Graph-Based Reasoning in Practice
The practical applications of graph-based reasoning are expanding rapidly. Fraud detection has long relied on graph analysis — identifying suspicious patterns in transaction networks that appear normal when viewed row by row. Supply chain risk management uses graph traversal to identify cascading disruption paths. Customer intelligence maps influence networks and purchase co-occurrence patterns.
But the most transformative application is enabling AI agents to reason about the enterprise holistically. An agentic system operating over a knowledge graph can answer questions that no single dashboard, report, or query could address: "Given our current supply chain exposure, revised demand forecast, and the regulatory change taking effect next quarter, which product lines should we prioritize and which commitments should we renegotiate?"
This is not a reporting question. It's a reasoning question.
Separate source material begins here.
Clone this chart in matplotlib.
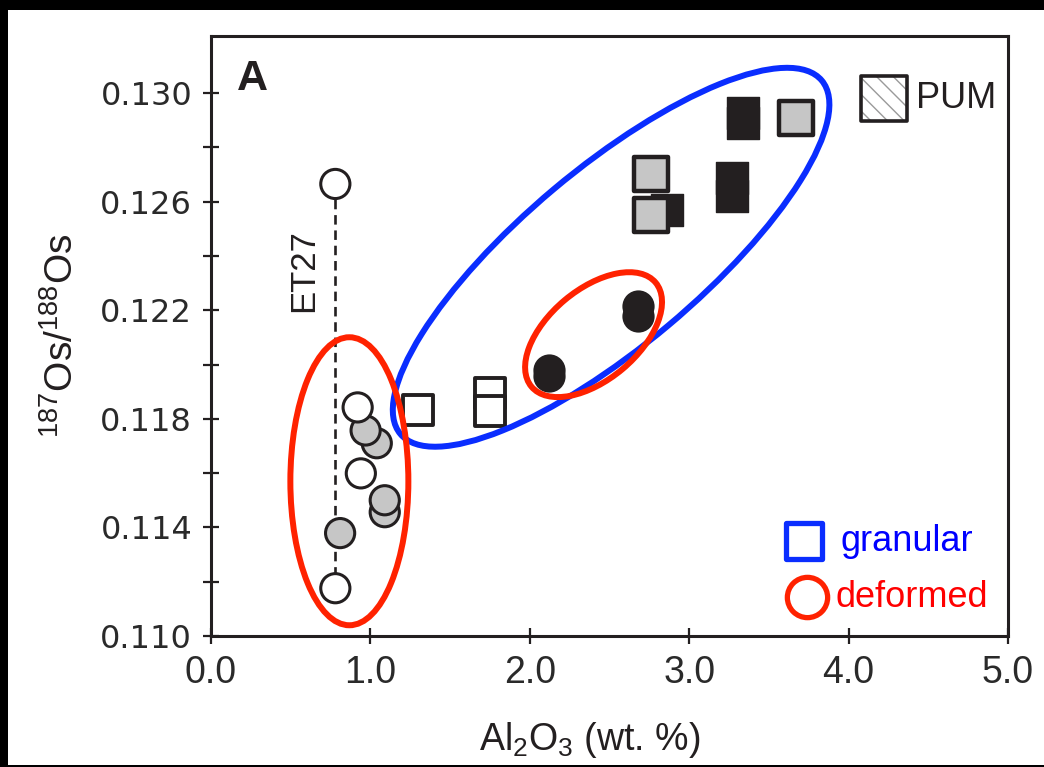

And answering it requires a data substrate that preserves relationships, context, and meaning — which is exactly what knowledge graphs provide.
The Transition Path
Moving from warehouse to knowledge graph is not a binary choice. The most effective implementations maintain the warehouse for structured analytical queries while layering a knowledge graph for relational reasoning and AI-driven exploration. The warehouse answers "how much" and "how many." The graph answers "how" and "why."
The construction of a knowledge graph begins with identifying the core entities and relationships that define the business — the ontology. This is a strategic exercise, not a technical one. It requires business leaders and domain experts to articulate, often for the first time explicitly, what concepts matter and how they connect. The technical implementation follows from that clarity.
Key Takeaways
- Relational data warehouses excel at structured, tabular queries but struggle with multi-hop relationship traversals that AI agents need for contextual reasoning.
- Knowledge graphs represent entities and relationships as connected networks, preserving the context that relational tables strip away and enabling AI agents to reason over interconnected business concepts.
- A semantic layer — a formalized ontology of business concepts — resolves definitional inconsistencies across teams and provides the shared vocabulary AI agents need to reason across domains.
- The most effective architectures maintain the data warehouse for structured analytics while layering a knowledge graph for relational reasoning, combining "how much" with "how and why."
- Building a knowledge graph is fundamentally a strategic exercise — defining the core entities, relationships, and semantics of the business — with technical implementation following from that clarity.